Neuberger Museum Displays Work by Detained Cuban Artist Tania Bruguera
- PURCHASE, New York
- /
- February 11, 2015
In support of Cuban-born New York-based artist Tania Bruguera, the Neuberger Museum of Art of Purchase College has mounted (February 12 through March 22, 2015) the artist’s installation/performance piece Tatlin’s Whisper, a work that promotes freedom of expression and encourages citizens to take part in the political process.
According to The New York Times, Bruguera was detained in Cuba, along with other artists and journalists, after attempting to stage an open-mike performance in Havana’s Revolution Square on December 30. Bruguera said she wanted to test Cuba’s tolerance of criticism now that relations between the United States and Cuba are to be normalized. The artist, who has since been arrested and released twice, has had her passport confiscated and says that authorities offered to return it if she promised not to return to Cuba. Bruguera was the recipient of the Museum’s 2010 Roy R. Neuberger Exhibition Prize, awarded to an emerging artist for an early career survey and monographic catalogue.
“As an academic institution, the Neuberger Museum of Art of Purchase College supports the work of Tania Bruguera, an artist currently under siege by a repressive government,” said Tracy Fitzpatrick, the museum’s director. “As we deem unfettered artistic self-expression and the free exchange of ideas, without fear of retribution, so critical, we are putting on view Tatlin’s Whisper as a reminder of this artist’s message and courage.”
In an announcement posted on Facebook at the end of December by her sister, Bruguera commented: “I’d like to I propose that Cubans take to the streets wherever they may be to celebrate, not the end of a blockade/embargo, but the beginning of our civil rights. Let’s make sure it’s the Cuban people who will benefit from this new historic moment. Our homeland is what hurts us.”
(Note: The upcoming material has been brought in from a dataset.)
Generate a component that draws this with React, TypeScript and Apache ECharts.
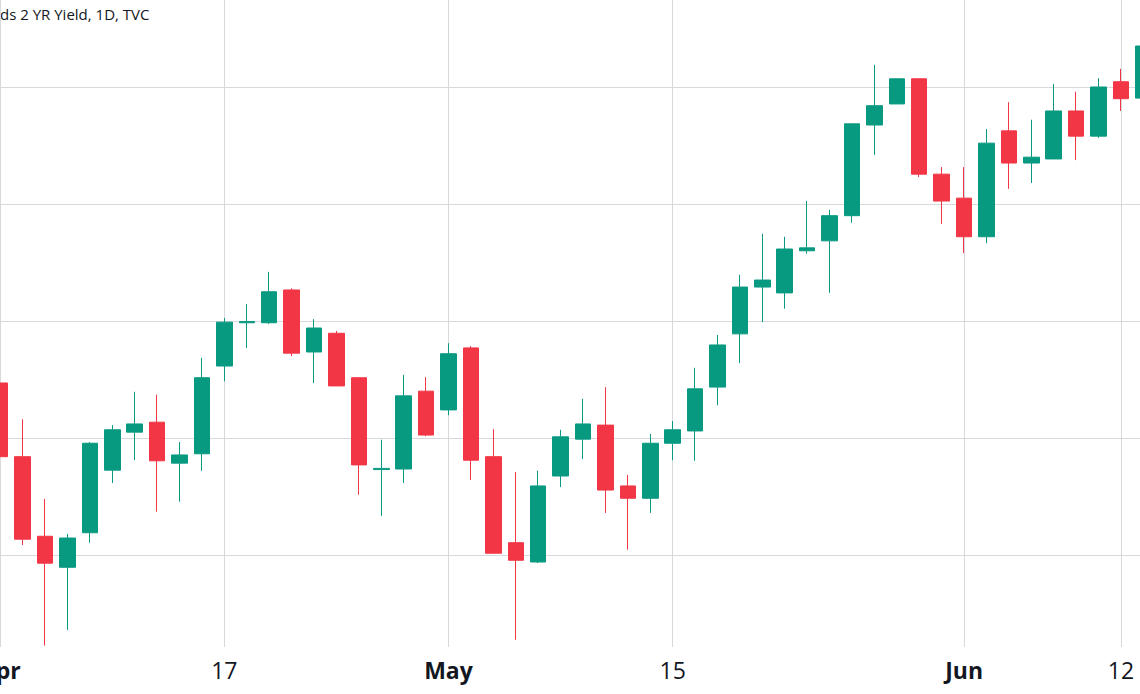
import React, { useEffect, useRef } from "react";
import * as echarts from "echarts";

const dates = [
  "2023-04-03", "2023-04-04", "2023-04-05", "2023-04-06", "2023-04-07",
  "2023-04-10", "2023-04-11", "2023-04-12", "2023-04-13", "2023-04-14",
  "2023-04-17", "2023-04-18", "2023-04-19", "2023-04-20", "2023-04-21",
  "2023-04-24", "2023-04-25", "2023-04-26", "2023-04-27", "2023-04-28",
  "2023-05-01", "2023-05-02", "2023-05-03", "2023-05-04", "2023-05-05",
  "2023-05-08", "2023-05-09", "2023-05-10", "2023-05-11", "2023-05-12",
  "2023-05-15", "2023-05-16", "2023-05-17", "2023-05-18", "2023-05-19",
  "2023-05-22", "2023-05-23", "2023-05-24", "2023-05-25", "2023-05-26",
  "2023-05-29", "2023-05-30", "2023-05-31", "2023-06-01", "2023-06-02",
  "2023-06-05", "2023-06-06", "2023-06-07", "2023-06-08", "2023-06-09",
  "2023-06-12", "2023-06-13",
];

const open = [
  4.094, 3.968, 3.832, 3.779, 3.838, 3.945, 4.010, 4.027, 3.957, 3.973,
  4.123, 4.197, 4.197, 4.253, 4.147, 4.179, 4.103, 3.946, 3.947, 4.080,
  4.048, 4.154, 3.968, 3.821, 3.788, 3.935, 3.998, 4.022, 3.918, 3.897,
  3.991, 4.012, 4.087, 4.178, 4.258, 4.248, 4.320, 4.337, 4.380, 4.535,
  4.571, 4.614, 4.451, 4.410, 4.344, 4.525, 4.470, 4.477, 4.559, 4.516,
  4.609, 4.581,
];

const close = [
  3.968, 3.827, 3.786, 3.829, 3.991, 4.014, 4.024, 3.961, 3.971, 4.103,
  4.198, 4.199, 4.250, 4.145, 4.188, 4.089, 3.954, 3.948, 4.072, 4.005,
  4.144, 3.962, 3.803, 3.791, 3.918, 4.002, 4.024, 3.911, 3.897, 3.991,
  4.014, 4.084, 4.159, 4.258, 4.270, 4.323, 4.325, 4.380, 4.537, 4.568,
  4.614, 4.451, 4.405, 4.344, 4.504, 4.470, 4.480, 4.559, 4.516, 4.600,
  4.580, 4.670,
];

const low = [
  3.962, 3.817, 3.645, 3.672, 3.821, 3.923, 3.962, 3.874, 3.891, 3.944,
  4.097, 4.154, 4.195, 4.140, 4.094, 4.089, 3.903, 3.867, 3.923, 4.003,
  4.039, 3.928, 3.803, 3.655, 3.786, 3.916, 3.964, 3.872, 3.809, 3.872,
  3.962, 3.961, 4.056, 4.128, 4.198, 4.221, 4.315, 4.248, 4.368, 4.484,
  4.571, 4.446, 4.366, 4.316, 4.333, 4.426, 4.436, 4.477, 4.475, 4.513,
  4.559, 4.578,
];

const high = [
  4.138, 4.032, 3.896, 3.836, 3.993, 4.022, 4.079, 4.074, 3.993, 4.137,
  4.205, 4.229, 4.284, 4.256, 4.203, 4.183, 4.104, 3.997, 4.108, 4.104,
  4.162, 4.157, 4.015, 3.942, 3.944, 4.014, 4.067, 4.087, 3.937, 4.007,
  4.029, 4.120, 4.176, 4.279, 4.349, 4.344, 4.405, 4.390, 4.537, 4.638,
  4.614, 4.614, 4.463, 4.463, 4.528, 4.574, 4.544, 4.605, 4.592, 4.615,
  4.631, 4.673,
];

const tickDates = ["2023-04-03", "2023-04-17", "2023-05-01", "2023-05-15", "2023-06-01", "2023-06-12"];
const tickLabels = ["Apr", "17", "May", "15", "Jun", "12"];

const yMin = 3.6427;
const yMax = 4.7487;

const title = "ds 2 YR Yield, 1D, TVC";

const UP = "#089981";
const DOWN = "#F23645";
const GRID = "#d8d9dd";
const TEXT = "#131722";
const FONT = '"Open Sans", "Noto Sans", sans-serif';

export default function App() {
  const ref = useRef<HTMLDivElement>(null);

  useEffect(() => {
    document.body.style.margin = "0";
    document.body.style.overflow = "hidden";
    const chart = echarts.init(ref.current as HTMLDivElement, null, { renderer: "svg" });
    const data = dates.map((_, i) => [open[i], close[i], low[i], high[i]]);
    const isTick = (_i: number, v: string) => tickDates.includes(v);

    chart.setOption({
      animation: false,
      backgroundColor: "#ffffff",
      textStyle: { fontFamily: FONT },
      grid: {
        left: 0.2,
        right: -3.4,
        top: 0,
        bottom: 47,
        containLabel: false,
        outerBoundsMode: "none",
      },
      xAxis: {
        type: "category",
        data: dates,
        boundaryGap: false,
        axisLine: { show: false },
        axisTick: { show: false },
        axisLabel: {
          interval: isTick,
          margin: 11,
          formatter: (v: string) => {
            const t = tickLabels[tickDates.indexOf(v)] ?? "";
            return /\d/.test(t) ? `{n|${t}}` : `{b|${t}}`;
          },
          rich: {
            n: { fontSize: 23, color: TEXT, fontFamily: FONT, fontWeight: "normal" },
            b: { fontSize: 23, color: TEXT, fontFamily: FONT, fontWeight: "bold" },
          },
        },
        splitLine: { show: true, interval: isTick, lineStyle: { color: GRID, width: 1 } },
      },
      yAxis: {
        type: "value",
        min: yMin,
        max: yMax,
        axisLine: { show: false },
        axisTick: { show: false },
        axisLabel: { show: false },
        splitLine: {
          show: true,
          showMinLine: false,
          showMaxLine: false,
          lineStyle: { color: GRID, width: 1 },
        },
      },
      graphic: [
        {
          type: "text",
          x: 0,
          y: 14,
          style: {
            text: title,
            align: "left",
            verticalAlign: "middle",
            fontSize: 15,
            fontFamily: FONT,
            fill: TEXT,
          },
        },
      ],
      series: [
        {
          type: "candlestick",
          data,
          barWidth: 16,
          clip: true,
          itemStyle: {
            color: UP,
            color0: DOWN,
            borderColor: UP,
            borderColor0: DOWN,
            borderWidth: 1,
          },
        },
      ],
    });

    return () => chart.dispose();
  }, []);

  return <div ref={ref} style={{ width: 1140, height: 694 }} />;
}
In her interdisciplinary work, Ms. Bruguera often focuses on the relationship among art, politics, and life, and explores such urgent issues as exile, displacement, self-expression, and freedom of speech. “I have the idea that art has to be completely linked with life – and not a fiction or a virtual reality, but as alive as possible,” she said at the Neuberger Museum in 2010. “My art has to have a real function ... to help other people to reflect and improve...”
In Tatlin’s Whisper #6, 2009 created for the 10th Havana Biennial (and re-created at the Neuberger Museum in 2010), Bruguera constructed a raised podium and invited audience members to step up to the microphone for one minute each and exercise their freedom of speech. During the performance, each speaker was flanked by two individuals dressed in military fatigues who placed a white dove on his or her shoulder, evoking the moment in 1959 when a dove alighted on Fidel Castro during a speech. By providing a public platform for the audience to speak out against censorship, to call for liberty and democracy, or to state whatever was on their mind, the artist tested the limits of acceptable behavior under a totalitarian regime. This tapped into the deep emotions of a country that has repressed free speech for over fifty years and where the consequences of self-expression can be grave.
Helaine Posner, Senior Curator of Contemporary Art at the Neuberger Museum of Art observed: “Throughout her work, Bruguera uses her Cuban experience of cultural displacement and marginality as a prism through which to examine the mainstream and the individual’s often-difficult relationship to power. For Bruguera, art serves as testimony, social commitment, and emotional experience, and is, foremost, ethical at its core.”
Ms. Bruguera has been an assistant professor at the University of Chicago and was founder and director of Cátedra Arte de Conducta from 2003-2009, the first performance studies program in Latin America, located in Havana. Her work has been presented internationally at Documenta 11, Kassel, Germany; three Venice Biennales; and the Tate Modern, London; and included in exhibitions at The New Museum of Contemporary Art, New York; The Museum of Contemporary Art, Chicago; Neuberger Museum of Art of Purchase College; and the Kunsthalle, Vienna. Her current project is Immigrant Movement International (2010-15) whose mission is to help define the immigrant as a new global citizen in a post-national world, and to test the concept of arte útil or “useful art” in which artists actively merge art with society’s urgent social, political, and scientific issues.